What is required:
Print nothing but the lines from the start of the listing below through the line that contains "98.29, 97.64, 94.74, 95.57, 94.69]". Do not include the pictures.
--- Start of Dataset content ---
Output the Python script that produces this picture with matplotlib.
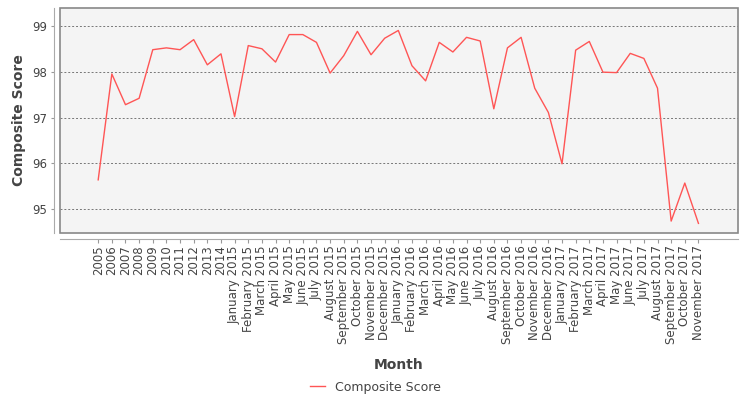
import matplotlib.pyplot as plt
from matplotlib.patches import Rectangle

years = ['2005', '2006', '2007', '2008', '2009', '2010', '2011', '2012', '2013', '2014']
months = ['January', 'February', 'March', 'April', 'May', 'June', 'July',
          'August', 'September', 'October', 'November', 'December']
month_labels = [f'{m} {y}' for y in (2015, 2016, 2017) for m in months][:35]
labels = years + month_labels

scores = [95.64, 97.95, 97.28, 97.42, 98.48, 98.52, 98.48, 98.70, 98.15, 98.39,
          97.02, 98.57, 98.50, 98.21, 98.81, 98.81, 98.64, 97.97, 98.35, 98.88,
          98.37, 98.73, 98.90, 98.13, 97.80, 98.64, 98.43, 98.75, 98.67, 97.19,
          98.52, 98.75, 97.64, 97.11, 95.99, 98.47, 98.66, 97.99, 97.98, 98.40,
          98.29, 97.64, 94.74, 95.57, 94.69]

text_col = '#444444'
fig = plt.figure(figsize=(7.5, 4), dpi=100)
ax = fig.add_axes([0.08, 0.4175, 0.904, 0.5625])
ax.set_facecolor('#f4f4f4')

# axis lines sit a few pixels away from the plot border
for side in ('top', 'right'):
    ax.spines[side].set_visible(False)
for side in ('left', 'bottom'):
    ax.spines[side].set_position(('outward', 4))
    ax.spines[side].set_color('#aaaaaa')
ax.add_patch(Rectangle((0, 0), 1, 1, transform=ax.transAxes, fill=False,
                       edgecolor='#888888', linewidth=1.2, clip_on=False, zorder=5))

x = list(range(len(labels)))
ax.plot(x, scores, color='#ff5555', linewidth=1.0, label='Composite Score')

ax.set_xlim(-2.8, len(labels) - 1 + 2.9)
ax.set_ylim(94.48, 99.39)
ax.set_yticks([95, 96, 97, 98, 99])
ax.set_xticks(x)
ax.set_xticklabels(labels, rotation=90, fontsize=8.5, color=text_col)
ax.tick_params(axis='y', labelsize=8.5, labelcolor=text_col, length=2, color='#999999')
ax.tick_params(axis='x', length=3, color='#999999', pad=2)

ax.grid(axis='y', color='#777777', linestyle=(0, (2, 2)), linewidth=0.7)
ax.set_axisbelow(True)

ax.set_ylabel('Composite Score', fontsize=10, fontweight='bold', color=text_col, labelpad=4)
ax.set_xlabel('Month', fontsize=10, fontweight='bold', color=text_col, labelpad=10)

fig.legend(loc='center', bbox_to_anchor=(0.5, 0.032), frameon=False, fontsize=9,
           handlelength=1.2, labelcolor=text_col)

fig.savefig('out.png', dpi=100)
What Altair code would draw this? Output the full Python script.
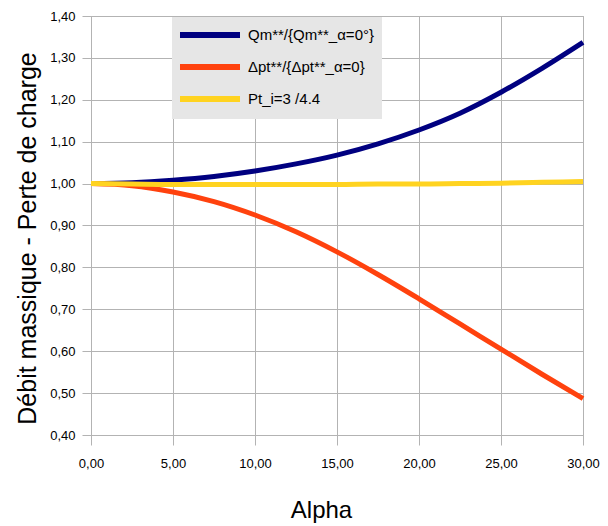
--- End of Dataset content ---
Correct response:
Output the Python script that produces this picture with matplotlib.
import matplotlib.pyplot as plt
from matplotlib.patches import Rectangle

years = ['2005', '2006', '2007', '2008', '2009', '2010', '2011', '2012', '2013', '2014']
months = ['January', 'February', 'March', 'April', 'May', 'June', 'July',
          'August', 'September', 'October', 'November', 'December']
month_labels = [f'{m} {y}' for y in (2015, 2016, 2017) for m in months][:35]
labels = years + month_labels

scores = [95.64, 97.95, 97.28, 97.42, 98.48, 98.52, 98.48, 98.70, 98.15, 98.39,
          97.02, 98.57, 98.50, 98.21, 98.81, 98.81, 98.64, 97.97, 98.35, 98.88,
          98.37, 98.73, 98.90, 98.13, 97.80, 98.64, 98.43, 98.75, 98.67, 97.19,
          98.52, 98.75, 97.64, 97.11, 95.99, 98.47, 98.66, 97.99, 97.98, 98.40,
          98.29, 97.64, 94.74, 95.57, 94.69]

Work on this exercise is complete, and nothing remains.